Jack Nicklaus. The man. Legend. What do you need, an introduction? For any of you snots out there reading this, Jack Nicklaus was like, the Jordan Spieth of his time. Actually he was like the Jordan and the Jason Day, rolled into one.
It is always a privilege to play any course designed by the ancient masters: the Tillinghasts, the Rosses, the Mackenzies. These kinds of places represent a gateway to a distant past, and through them we can connect with the deep roots and rich history of this old-ass game.
Yet we know nothing about how well any of those old 19th-century dudes could actually play--if they even played much at all. So as great as their courses might be, we have little clue about the particular lenses through which they perceived golf and through which they imagined their course designs. Some of them could've been crap golfers for all we know.
But, we do know all about the one they call Golden Bear, about those monster footprints he left all over the game, the multiple generations of losers who were made to eat his dust and so on. We know for a fact that this guy is in the top two greatest golfers of all time, top three worst. A man whose golf game exemplified consummate skill, raw power, cunning strategy and extreme competitiveness.
And that's what makes playing a Jack course special--he is the greatest major champion in history. For decades this guy traveled the globe conquering the world's greatest courses. Not only that, while most big name players have at least one design with their name on it, Jack Nicklaus is damn near a golf-course-design machine, arguably the designer in the world today with several hundred courses in play from here to Brunei. In other words this is not just some overrated brand name thing. A lot of experience and know-how are put into these designs.
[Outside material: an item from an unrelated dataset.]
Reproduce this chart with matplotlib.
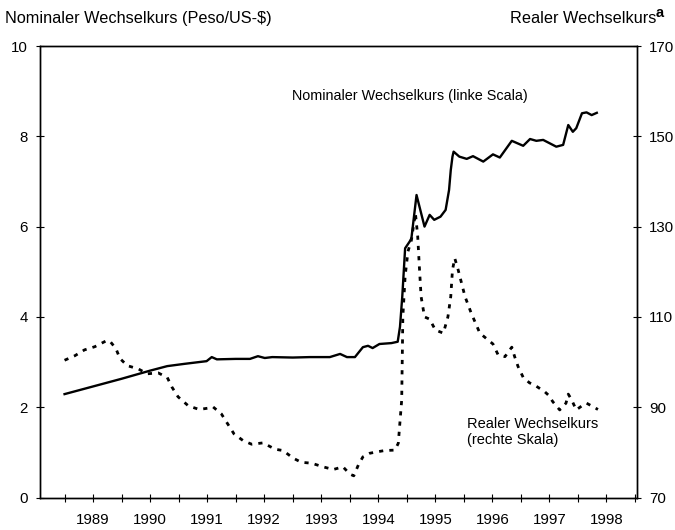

This is our second time at Mansion Ridge, Ms. L and I. The first was on a birthday of mine a few years ago and it was such a great time--perfect weather, perfect pace, and I shot a tidy 81. All was well in the universe. I liked the course right away. It was tough but at the same time fair and playable, even for a first-timer. There's plenty of elevation changes, yet not a lot of the blind-shot shenanigans and visual ambiguity that can make playing an unfamiliar course an ass-clenching, tense experience.
This is a class joint. No nickel and dime'ing here: no charge for range balls, and they're all-you-can-eat.
Mansion Ridge is notable for offering players five sets of teeboxes. You can split your nut-sack trying to take on the longest one at just under 6900. The shortest set, the "Mansion tees" play under 4800 yards and bypass a lot of the meaner forced carry hazards of the longer tees. This is a championship caliber course that's playable by everybody.
A lot of courses will say they welcome everybody, but unless they back it up by providing teeboxes to suit a broad cross-section of humanity, they are full of shit. Not Jack boy, he's got his finger on the pulse. He's tuned in to the needs of the elite and the shitty populace alike.
Generous chipping areas around the greens seem to be favored by Jack.
Lots of high winds and windchill. Flags blown stiff all day. We were pushed around by the elements and it was a bit of a struggle to even get the ball up near the green in regulation. But in return for braving the cold we got a near-empty course, one that's in very good mid-autumn condition. So it was an enjoyable struggle at least.
Gnarly, mountainous par 5 10th. Multiple elevation changes, and you have to clear two hazards, from as short as 150 yards out.
The home hole, long par 4 that snakes down the mountain towards the green.
Mansion Ridge has got just about everything you'd want in a design: the views are scenic, the holes look great, every shot is well-defined. It asks for some strategy and also tests your ability to play shots off sloped lies. Plenty of challenge and makes great use of elevation without ever resorting to assholery. And I'm sure there's tons of other subtle challenges baked into this design that reveal themselves over time.
I know this is a long shot, but if you ever happen to be in the Monroe/Tuxedo Park area of New York state, please check this place out. I am begging you.